Stages of business cards recognition
Since the text recognition part of the process takes up quite a bit of CPU power, we suggest using a standard client-server methodology where a client (e.g., mobile device) takes a photo of a certain business card, finds the text areas on the image and sends them to the powerful server for optical recognition. Once recognized, this textual content can be sent back to the phone, stored in a database at the server, passed on to some third party app, etc. The task thus has two main stages:
- Business card layout recognition
- Optical character recognition (OCR)
Note: As an OCR engine we propose to use Tesseract — probably the most accurate open source OCR engine available. Tesseract’s OCR accuracy is near 98% for character recognition and 95-97% for word recognition.
How the system works: step-by-step explanation
Now we are going to describe a simple algorithm implemented in MATLAB to recognize a business card layout. The algorithm will work with a grayscaled image. That’s why we start the process from transforming a color image into a grayscaled one. To detect text areas we use a special filter — a modified method of standard deviation on sliding window calculation. The result of this filter is converted into a binary image by means of the Otsu Thresholding algorithm. After that, we pick the blobs satisfying certain criteria for length, width, and direction.
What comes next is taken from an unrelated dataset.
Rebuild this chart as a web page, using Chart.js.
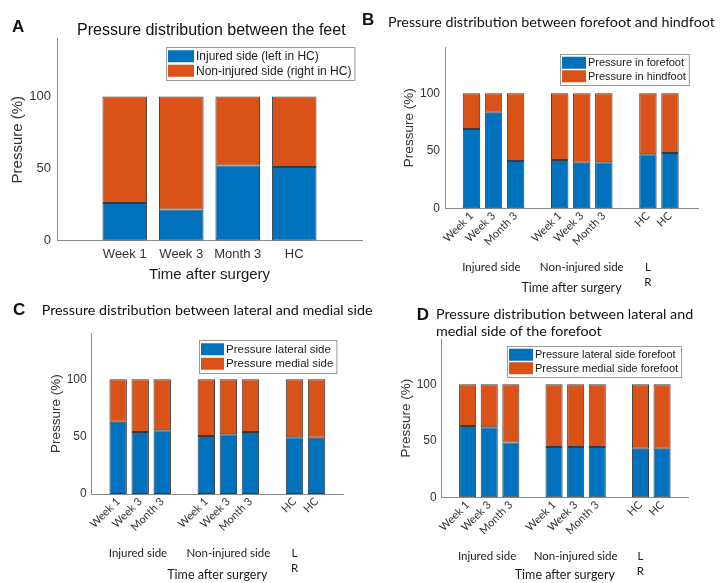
<!DOCTYPE html>
<html>
<head>
<meta charset="utf-8">
<script src="https://cdn.jsdelivr.net/npm/chart.js@4/dist/chart.umd.min.js"></script>
<style>
  body { margin: 0; background: #fff; width: 721px; height: 583px; position: relative; overflow: hidden; }
  canvas { position: absolute; }
  .lbl { position: absolute; white-space: nowrap; color: #111; line-height: 1; }
</style>
</head>
<body>
<script>
// ---- data ----
const catsA = ['Week 1', 'Week 3', 'Month 3', 'HC'];
const posA = [1, 2, 3, 4];
const injuredA = [26, 21.5, 52, 51];
const nonInjuredA = [74, 78.5, 48, 49];

const catsG = ['Week 1', 'Week 3', 'Month 3', 'Week 1', 'Week 3', 'Month 3', 'HC', 'HC'];
const posG = [1, 2, 3, 5, 6, 7, 9, 10];

const forefootB = [69, 83, 41, 42, 39.5, 40, 47, 48];
const hindfootB = [31, 17, 59, 58, 60.5, 60, 53, 52];

const lateralC = [63, 54, 55.5, 50.5, 52, 54, 49.5, 49];
const medialC = [37, 46, 44.5, 49.5, 48, 46, 50.5, 51];

const lateralForeD = [63, 62, 48.5, 44.5, 44.5, 44.5, 43, 43];
const medialForeD = [37, 38, 51.5, 55.5, 55.5, 55.5, 57, 57];

const yTicks = [0, 50, 100];
const groupLabels = ['Injured side', 'Non-injured side', 'L', 'R'];

const COLORS = ['#0072BD', '#D95319'];
const ARIAL = '"Liberation Sans", Arial, sans-serif';
const CALI = 'Lato, "Open Sans", sans-serif';

// legend box drawn inside the axes, top right (MATLAB style)
const boxLegend = {
  id: 'boxLegend',
  afterDraw(chart, args, o) {
    const { ctx, chartArea: a } = chart;
    const sets = chart.data.datasets;
    ctx.save();
    ctx.font = o.font;
    const tw = Math.max(...sets.map(d => ctx.measureText(d.label).width));
    const w = 2 + o.sw + 2 + tw + 3;
    const h = sets.length * o.row + 4;
    const x = Math.round(a.right - o.inset - w), y = Math.round(a.top + o.insetTop);
    ctx.fillStyle = '#fff';
    ctx.fillRect(x, y, w, h);
    ctx.strokeStyle = '#9a9a9a';
    ctx.lineWidth = 1;
    ctx.strokeRect(x + 0.5, y + 0.5, w, h);
    sets.forEach((d, i) => {
      const cy = y + 2 + o.row * (i + 0.5);
      ctx.fillStyle = d.backgroundColor;
      ctx.fillRect(x + 2, cy - o.sh / 2, o.sw, o.sh);
      ctx.fillStyle = '#1a1a1a';
      ctx.textBaseline = 'middle';
      ctx.fillText(d.label, x + 4 + o.sw, cy + 0.5);
    });
    ctx.restore();
  }
};

// group captions under the rotated tick labels
const groupText = {
  id: 'groupText',
  afterDraw(chart, args, o) {
    if (!o.items) return;
    const { ctx, chartArea: a, scales: { x } } = chart;
    ctx.save();
    ctx.font = o.font;
    ctx.fillStyle = '#1a1a1a';
    ctx.textAlign = 'center';
    ctx.textBaseline = 'middle';
    o.items.forEach(it => ctx.fillText(it.text, x.getPixelForValue(it.x), a.bottom + it.dy));
    ctx.restore();
  }
};

function makePanel(o) {
  const cv = document.createElement('canvas');
  cv.width = o.cw; cv.height = o.ch;
  cv.style.left = o.cx + 'px'; cv.style.top = o.cy + 'px';
  document.body.appendChild(cv);

  const yW = o.area.l - o.cx;
  const xH = o.cy + o.ch - o.area.b;
  const xTitleLh = o.xTitleFont.size * 1.2;
  const yTitleLh = o.yTitleFont.size * 1.2;

  const datasets = o.series.map((vals, i) => ({
    label: o.names[i],
    data: vals.map((v, j) => ({ x: o.pos[j], y: v })),
    backgroundColor: COLORS[i],
    borderColor: '#3a3a3a',
    borderWidth: 1,
    borderSkipped: false,
    barPercentage: 0.79,
    categoryPercentage: 1
  }));

  new Chart(cv, {
    type: 'bar',
    data: { datasets },
    options: {
      responsive: false,
      animation: false,
      layout: { padding: { left: 0, top: o.area.t - o.cy, right: o.cx + o.cw - o.area.r, bottom: 0 } },
      plugins: {
        legend: { display: false },
        tooltip: { enabled: false },
        boxLegend: o.legend,
        groupText: o.group || {}
      },
      scales: {
        x: {
          type: 'linear',
          stacked: true,
          offset: false,
          min: o.xMin, max: o.xMax,
          grid: { display: false, drawTicks: false, offset: false },
          border: { display: true, color: '#8a8a8a', width: 1 },
          afterBuildTicks: s => { s.ticks = o.pos.map(v => ({ value: v })); },
          afterFit: s => { s.height = xH; },
          ticks: {
            autoSkip: false,
            minRotation: o.rot, maxRotation: o.rot,
            padding: o.xTickPad,
            color: '#333',
            font: o.xTickFont,
            callback: (v, i) => o.cats[i]
          },
          title: {
            display: true,
            text: 'Time after surgery',
            color: '#1a1a1a',
            font: o.xTitleFont,
            padding: { top: 0, bottom: (o.cy + o.ch) - xTitleLh / 2 - o.xTitleY }
          }
        },
        y: {
          stacked: true,
          min: 0, max: 140,
          grid: { display: false, drawTicks: false },
          border: { display: true, color: '#8a8a8a', width: 1 },
          afterBuildTicks: s => { s.ticks = yTicks.map(v => ({ value: v })); },
          afterFit: s => { s.width = yW; },
          ticks: { padding: o.yTickPad, color: '#333', font: o.yTickFont },
          title: {
            display: true,
            text: 'Pressure (%)',
            color: '#333',
            font: o.yTitleFont,
            padding: { top: o.yTitleX - o.cx - yTitleLh / 2, bottom: 0 }
          }
        }
      }
    },
    plugins: [boxLegend, groupText]
  });
}

function groupItems() {
  return [
    { text: groupLabels[0], x: 1.9, dy: 59 },
    { text: groupLabels[1], x: 6.0, dy: 59 },
    { text: groupLabels[2], x: 9.0, dy: 59 },
    { text: groupLabels[3], x: 9.0, dy: 74 }
  ];
}

// panel A
makePanel({
  cx: 0, cy: 25, cw: 370, ch: 259,
  area: { l: 57, t: 35, r: 362, b: 240.5 },
  xMin: -0.2, xMax: 5.2, pos: posA, cats: catsA, rot: 0,
  series: [injuredA, nonInjuredA],
  names: ['Injured side (left in HC)', 'Non-injured side (right in HC)'],
  xTickFont: { family: ARIAL, size: 13 }, xTickPad: 6,
  yTickFont: { family: ARIAL, size: 13 }, yTickPad: 6,
  xTitleFont: { family: ARIAL, size: 15 }, xTitleY: 275,
  yTitleFont: { family: ARIAL, size: 15 }, yTitleX: 18,
  legend: { font: '12px ' + ARIAL, sw: 26, sh: 12, row: 14.5, inset: 8, insetTop: 8 }
});

// panel B
makePanel({
  cx: 370, cy: 35, cw: 351, ch: 265,
  area: { l: 445, t: 45, r: 698, b: 208.3 },
  xMin: -0.2, xMax: 11.27, pos: posG, cats: catsG, rot: 45,
  series: [forefootB, hindfootB],
  names: ['Pressure in forefoot', 'Pressure in hindfoot'],
  xTickFont: { family: CALI, size: 11 }, xTickPad: 1,
  yTickFont: { family: ARIAL, size: 12 }, yTickPad: 5,
  xTitleFont: { family: CALI, size: 12.5 }, xTitleY: 288.3,
  yTitleFont: { family: ARIAL, size: 13.5 }, yTitleX: 409,
  legend: { font: '11px ' + ARIAL, sw: 24, sh: 12, row: 13.5, inset: 9, insetTop: 7 },
  group: { font: '11.5px ' + CALI, items: groupItems() }
});

// panel C
makePanel({
  cx: 0, cy: 318, cw: 370, ch: 265,
  area: { l: 91.7, t: 333.4, r: 343, b: 494 },
  xMin: -0.2, xMax: 11.2, pos: posG, cats: catsG, rot: 45,
  series: [lateralC, medialC],
  names: ['Pressure lateral side', 'Pressure medial side'],
  xTickFont: { family: CALI, size: 11 }, xTickPad: 1,
  yTickFont: { family: ARIAL, size: 12 }, yTickPad: 5,
  xTitleFont: { family: CALI, size: 12.5 }, xTitleY: 575,
  yTitleFont: { family: ARIAL, size: 13.5 }, yTitleX: 56,
  legend: { font: '11.5px ' + ARIAL, sw: 23, sh: 12, row: 14.5, inset: 6.5, insetTop: 6.5 },
  group: { font: '11.5px ' + CALI, items: groupItems() }
});

// panel D
makePanel({
  cx: 370, cy: 318, cw: 351, ch: 265,
  area: { l: 441.7, t: 339, r: 688, b: 497.3 },
  xMin: -0.2, xMax: 11.2, pos: posG, cats: catsG, rot: 45,
  series: [lateralForeD, medialForeD],
  names: ['Pressure lateral side forefoot', 'Pressure medial side forefoot'],
  xTickFont: { family: CALI, size: 11 }, xTickPad: 1,
  yTickFont: { family: ARIAL, size: 12 }, yTickPad: 5,
  xTitleFont: { family: CALI, size: 12.5 }, xTitleY: 575,
  yTitleFont: { family: ARIAL, size: 13.5 }, yTitleX: 406.7,
  legend: { font: '11px ' + ARIAL, sw: 24, sh: 12, row: 13.5, inset: 6.5, insetTop: 7 },
  group: { font: '11.5px ' + CALI, items: groupItems() }
});

// panel letters and titles, placed by baseline
function placeText(text, x, baseline, css) {
  const d = document.createElement('div');
  d.className = 'lbl';
  d.style.cssText += css;
  d.style.left = x + 'px';
  d.style.top = '0px';
  d.textContent = text;
  const m = document.createElement('span');
  m.style.cssText = 'display:inline-block;width:0;height:0;vertical-align:baseline';
  d.appendChild(m);
  document.body.appendChild(d);
  d.style.top = (baseline - m.offsetTop) + 'px';
}

const letterCss = 'font-family:' + ARIAL + ';font-weight:bold;font-size:17px;';
const titleCss = 'font-family:' + CALI + ';font-size:14.3px;';
placeText('A', 12, 32, letterCss);
placeText('Pressure distribution between the feet', 77, 34.5, 'font-family:' + ARIAL + ';font-size:16px;');
placeText('B', 362, 25, letterCss);
placeText('Pressure distribution between forefoot and hindfoot', 388, 26.5, titleCss);
placeText('C', 13, 315, letterCss);
placeText('Pressure distribution between lateral and medial side', 41.7, 315, titleCss);
placeText('D', 416.7, 320, letterCss);
placeText('Pressure distribution between lateral and', 436, 318.5, titleCss);
placeText('medial side of the forefoot', 436, 336, titleCss);
</script>
</body>
</html>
For each blob which satisfies these criteria, we build a bounding box. Having a set of bounding boxes we obtain a mask for finding text areas. The pictures below illustrate the effectiveness of the suggested approach. Note that it is only a prototype and all control parameters are hardcoded for this type of image.

1.1. Original color image

1.2. Gray-scaled image

1.3. Filtered image

1.4. Thresholded image

1.5. Filtered blobs

1.6. Bounding boxes for found blobs

1.7. Found text areas
Here are a few examples of the algorithm at work:

Card 1 – horizontal layout, dark text on light background

Card 2 – horizontal layout, light text on dark background

Card 3 – vertical layout, combination of dark/light text and backgrounds
With the algorithm described above we can efficiently find text areas on business cards building reasonable guesses on the purpose of each text area. And then, using Tesseract for Optical character recognition (the 2nd stage of our task), we can reliably achieve 90% precision of business card layout and text recognition.